Rafiq Bhatia - Breaking English
Rafiq Bhatia
Breaking English
By: Sam Eeckhout
Art can be challenging. Art should be challenging. When music isn't spoonfed to you in compact melodies, over-compressed choruses, and predictable structure, it can be coined a challenging listen. Breaking English is robust, ambitious, provocative and uniformly teeming with emotion in all avenues of its expression. It's one part avant-garde jazz, one part experimental electronica and full of soul. The human spectrum of emotion is on full display as Bhatia "sets out to challenge existing musical vocabulary with a language of its own." It's not always accessible, but being human isn't easy, and the album accomplishes a creation of the multi-layered good and bad of life as we know it.
Stepping out on his own after being one-third of Son Lux, Bhatia pushes and squeezes human qualities and showcases them in his music. Starting off the album, "Olduvai I - Minarets" creates tension through a mechanical set of ambient noises. It's the signal of something much larger to come, like the human fossils found at Olduvai from thousands of years before. "Hoods Up" was the first single from the album, the first song Bhatia started working on and one of the last to finish. Created in the wake of the Trayvon Martin killing, Bhatia said: "I think the music carries some of the struggle of its creation with it." Hiccuping drums organically push scraping and scratching strings forward, until Bhatia unleashes his precise and powerful guitar for the first time. There is contrast all over the song and the previously mentioned tension is complete with an intimate and serene depth.
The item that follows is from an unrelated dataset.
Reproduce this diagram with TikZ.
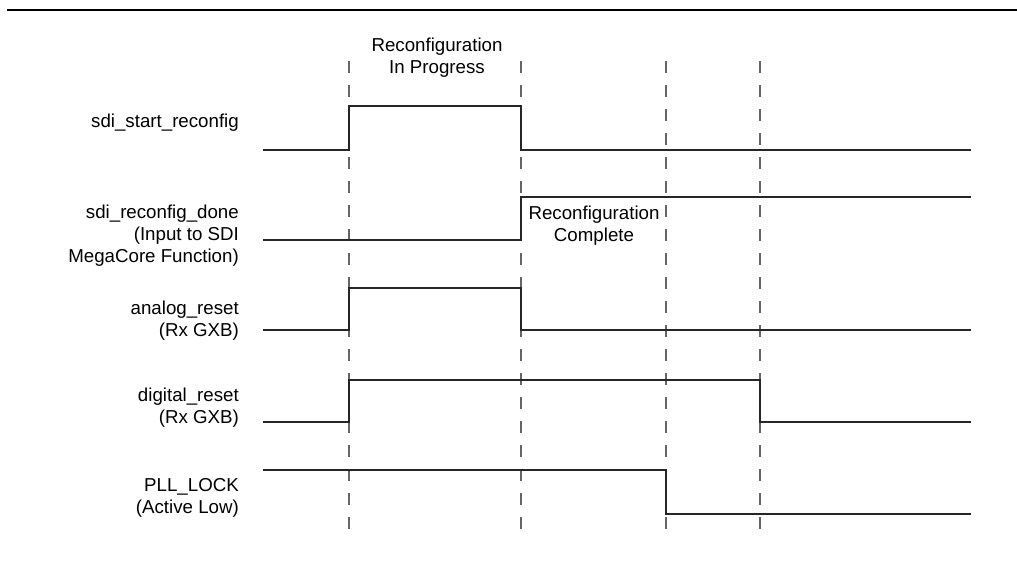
\documentclass[tikz,border=0pt]{standalone}
\usepackage{fontspec}
\setmainfont{Liberation Sans}
\tikzset{
  wave/.style={line width=1.4pt, draw=black!85},
  guide/.style={line width=1.3pt, draw=black!60, dash pattern=on 12pt off 12pt},
  sig/.style={anchor=east, align=right, inner sep=0pt,
    font=\fontsize{18.7}{22}\selectfont},
  note/.style={align=center, inner sep=0pt,
    font=\fontsize{18.7}{22}\selectfont}
}
\begin{document}
\begin{tikzpicture}[x=1pt,y=-1pt]
  \useasboundingbox (0,0) rectangle (1017,575);
  \draw[line width=2.3pt] (7,10) -- (1017,10);
  % time markers
  \foreach \t in {349,521,666,760} {
    \draw[guide] (\t,61) -- (\t,530);
  }
  % waveforms
  \draw[wave] (263,150) -- (349,150) -- (349,106) -- (521,106) -- (521,150) -- (971,150);
  \draw[wave] (263,240) -- (521,240) -- (521,197) -- (971,197);
  \draw[wave] (263,330) -- (349,330) -- (349,288) -- (521,288) -- (521,330) -- (971,330);
  \draw[wave] (263,422) -- (349,422) -- (349,380) -- (760,380) -- (760,422) -- (971,422);
  \draw[wave] (263,470) -- (666,470) -- (666,514) -- (971,514);
  % signal names
  \node[sig] (start) at (239,123) {sdi\_start\_reconfig};
  \node[sig] (done) at (239,236) {sdi\_reconfig\_done\\(Input to SDI\\MegaCore Function)};
  \node[sig] (analog) at (239,321) {analog\_reset\\(Rx GXB)};
  \node[sig] (digital) at (239,408) {digital\_reset\\(Rx GXB)};
  \node[sig] (lock) at (239,498) {PLL\_LOCK\\(Active Low)};
  % phases
  \node[note] (progress) at (437,58) {Reconfiguration\\In Progress};
  \node[note] (complete) at (594,226) {Reconfiguration\\Complete};
\end{tikzpicture}
\end{document}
Before we arrive at the title track of the album, "The Overview Effect" stretches, throbs, and wails. Expressing the view of Earth from outer space, it is fragile and indescribable. The bass falls up and down the fretboard before the lead synth screams at you. And it really screams. It is tense, intense and overwhelming. Now that he has your attention, it's time for "Breaking English."
The title track is sonically, compositionally, emotionally and artistically perfect. It could make you want to cry from sadness on one listen, and cry from joy the next. A soulful, introspective and harmonious six minutes of pure bliss. Revolving around a seductive clean guitar lick and a free drum rhythm, the song is caressed by a gospel choir that elevates it to a new level. Stunning and one of the best songs of the year, "Breaking English" will devour your attention and cure any stress that is eating away at your brain. Unfortunately, it so significantly overshadows the other offerings from the album.
"Perihelion" is comprised of two-movements and uses intricate production to create a strained and anxious aesthetic. While the first movement emphasizes violence and perhaps death, the second gives us a glimmer of hope with its beautiful guitar melodies and subtle shimmering synth. The listen is never comfortable, however, as the riff teases an eerie, evil and uncertain note from time to time before the drums explode in a flooding release of musical exaltation.
Breaking English is challenging, but it's also freeing. Kudos to ANTI- Records for continuing to foster talented musicians pushing the limits of musical exploration. The imperfect moments are there for a reason and they won't be smoothed out, they will be emphasized. The juxtapositions all over the album create a tension that makes the relief all the more impactful. Bhatia is a naturally talented musician who set out to push himself to explore a whole new side of his ability and achieved it. "Breaking English" might take you a few listens to wrap your head around, but with each new listen you'll discover a new dimension of depth.